"They [Fed policymakers] are happy with anything in the 150,000 to 200,000 range at this point as long things don't deteriorate," Jacob Oubina, senior US economist at RBC Capital Markets in New York, told Reuters. "There is nothing in the data that suggests we are going to switch pace, one way or the other."
To be sure, the Institute for Supply Management's index for the services sector unexpectedly fell to 52.2 from 53.7 in June, missing expectations.
The service slowdown is probably "the tail of the adjustment to fiscal drag," Ken Mayland, president of ClearView Economics in Pepper Pike, Ohio, told Bloomberg News before the report. "At some point you reach a new equilibrium, and that becomes a springboard for expansion."
In midday trading in New York, the Dow Jones Industrial Average rose 0.25 per cent, while the Nasdaq Composite Index gained 0.14 per cent. The Standard & Poor's 500 Index fell 0.26 per cent
US markets will close early on Wednesday for Independence Day and are closed on Thursday. Trading will resume on Friday.
Oil prices continued their surge on concern that unrest in Egypt might spark a disruption in supply. Oil futures climbed as high as US$102.18 a barrel, the highest since May 2012.
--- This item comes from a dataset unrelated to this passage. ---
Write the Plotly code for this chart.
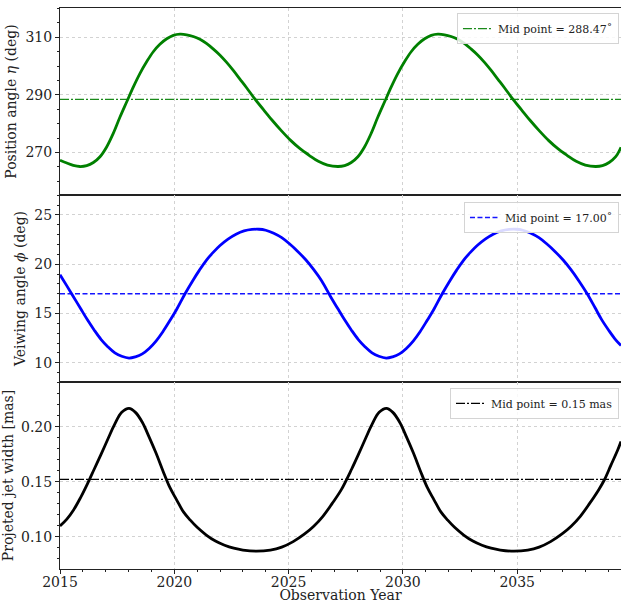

In Europe, the benchmark Stoxx 600 Index ended the session with a 1.1 per cent slide from the previous close. The UK's FTSE 100, France's CAC 40 and Germany's DAX all dropped 1.7 per cent.
The resignation of two ministers, first the finance minister followed by the foreign minister, in Portugal renewed concern about the country's progress towards cutting down on spending to meet its international financial rescue conditions.
As a result, Portugal's 10-year bond yield surged above 8 per cent for the first time since November.